Hace unos días, muy pocos, con motivo de mi aniversario, decidí, aprovechando uno de estos extraordinarios días de luz y de color que nos brinda la primavera, salir a comer con mi mujer y con dos de mis hijos, los más pequeños, de 11 y 14 años.

Elegimos, para probar, un sitio nuevo que, cómo no, habíamos descubierto por internet. Su nombre contribuyó en la elección: “El Siglo de Oro”. Éste era el nombre de un hotelito rural situado a escasos kilómetros de la ciudad en la que habito.

Ofrecían, como carta de restaurante, un buffet libre a un precio razonable: 15 euros por persona.

Siempre un sitio nuevo conlleva un riesgo, pero es una buena manera de experimentar, de romper la rutina.

El lugar era pequeño, apenas 16 mesas para un máximo de 50 ó 60 comensales.

El buffet era variado, nada extraordinario, pero limpio, bien presentado, distribuido correctamente y supervisado y vigilado por un amable camarero pendiente de que no faltara de nada y dispuesto a ayudar a todas aquellas personas dudosas respecto a la comida o al lugar donde encontrar  un chuchillo de postre, el pan o un sobre de sacarina.

Sin embargo, de todo lo que aprecié en ese primer golpe de vista crítico y panorámico  que todos realizamos al estar en contacto con algo nuevo, hubo algo que me llamó la atención sobremanera por la pedagogía (al menos yo así lo percibí) que encerraba.

A lo largo de las mesas donde se exponían los diferentes platos (entrantes, fritos, asados, postres…) habían colocado unos cartelitos tamaño folio en los que podía leerse lo siguiente:

“Pueden comer cuanto quieran, pero quien, por servirse en exceso, deje comida en los platos, deberá abonar un suplemento de 4€”

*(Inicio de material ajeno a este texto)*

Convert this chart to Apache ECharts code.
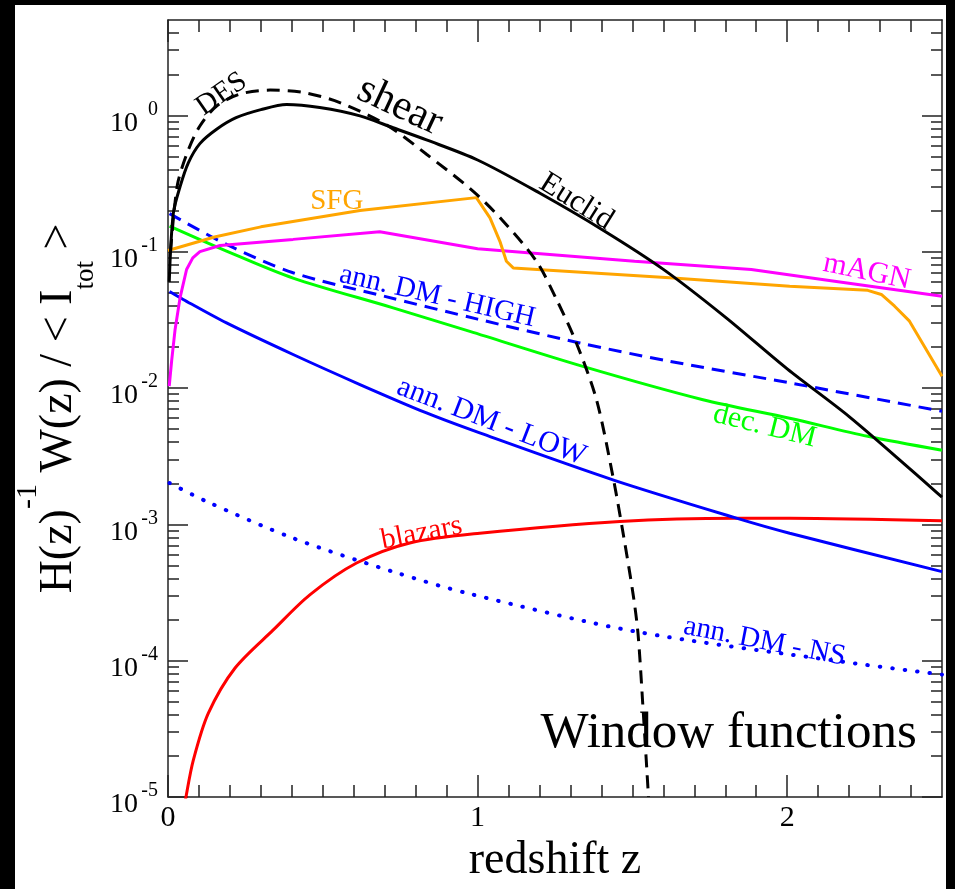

Me vino repentinamente a la memoria el buffet de los hoteles de playa donde, a la hora de servirse, la familia al completo, con un ansia incontrolada, con unas prisas propias de la llegada del fin del mundo, se abren paso  hacia  la comida y cual enterrador echando paladas sobre el ataúd con el fin de apagar cuanto antes la tristeza y el sufrimiento de los condolientes, van llenando y llenando sus platos mezclándolo todo (arroz, espaguetis, croquetas, patatas fritas…) formando una montaña sólida, encrespada y variopinta de donde rebosa todo cual  lava de un volcán en erupción.

Comen, engullen, devoran, pero siempre, a la hora de recoger, vemos platos con la mitad de la paella sin tocar, porciones de pizzas enteras, filetes y porciones de pescado impolutos.

Y mientras, millones de hombres, mujeres y niños padecen escasez de alimentos, hambre, algunos, incluso,  mueren de inanición.

4 € por cada croqueta entera que dejemos, por cada filete que no toquemos, por cada trozo de tarta que apartemos a un lado del plato…seguro que nos haría reflexionar y pensar antes de servirnos cuando vayamos a ese restaurante donde bajo el principio “buffet libre”, parece como si estuviéramos obligados a sobrecargar nuestros platos, a pretender comer lo impensable y a tirar, como es lógico, toneladas de comida que van a parar a bolsas de basura, contenedores y estercoleros municipales.

Desde luego, mis hijos aprendieron la lección. Pablo, el pequeño, aunque una de las croquetas que se sirvió no había culminado aún su proceso de descongelación, no puso reparaos y la comió. Sólo después nos enteramos. En cuanto al resto de los comensales, la respuesta fue igualmente positiva. En los platos poca cantidad y mucha variedad. De tirar comida, nada. De despilfarro, menos.

No sé si los cartelitos fueron los causantes o no del éxito alcanzado, pero lo cierto es que, si así fuera, qué gran pedagogía la de las personas que tuvieron tan genial idea.